Iggy says that the trip to Israel “opened my eyes about how to communicate and have a relationship with people I don’t even know.”

Malik Haleem Swinton, 38, of Las Vegas, was deployed to Germany with the US Army and sustained injuries while in Bosnia and Kosovo, from jumping out of vehicles and helicopters. He also suffered psychological and emotional wounds that he can’t speak about because of their classified nature.

Malik left the military in 2001, and enrolled at the University of Oklahoma, where he began having mood swings, insomnia and attitude problems. He thought about suicide. Yet he didn’t connect his state of mind with his military service until 2004, when he sought medical help. He resisted doctors’ diagnoses until 2012, when he sought treatment at a VA hospital, and — to his relief — learned that his records would be kept confidential.

It took Malik two years to apply and be accepted to Heroes to Heroes, but he believes that the wait was worth it.

“Now, finally, I can talk to people who have had experiences similar to mine, people who don’t judge me and who offer camaraderie and fellowship,” he says.

Edwin Henderson, 36, of Houston, Texas, was deployed to Iraq with the US Army. He says that his physical injuries were minor compared to the psychological issues he suffered. Among other things, he saw a good friend get shot in the head, and another lose his leg.

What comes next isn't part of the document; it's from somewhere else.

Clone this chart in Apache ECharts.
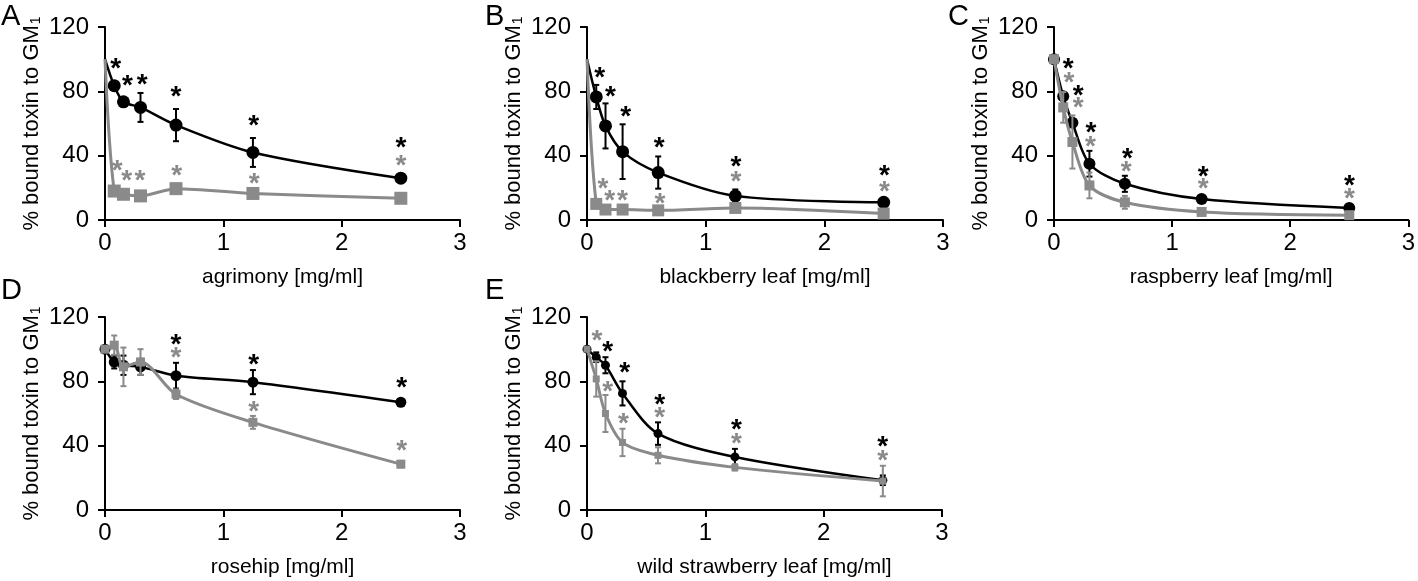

“Certain images have stayed with me and continue to haunt me,” he says.

Edwin thought of suicide, and came to feel that he had lost his relationship with God. Now, the former Bible student who once aspired to be a minister, says that the Heroes to Heroes trip to Israel has “awakened a recharge in me. It’s like God saying, ‘Look, I created you for something more than what you think you were put on this Earth for.’ I’m still on a journey of trying to figure out what it is I’m supposed to be doing, but being [in Israel] brings me back to when I was in school, to before Iraq.”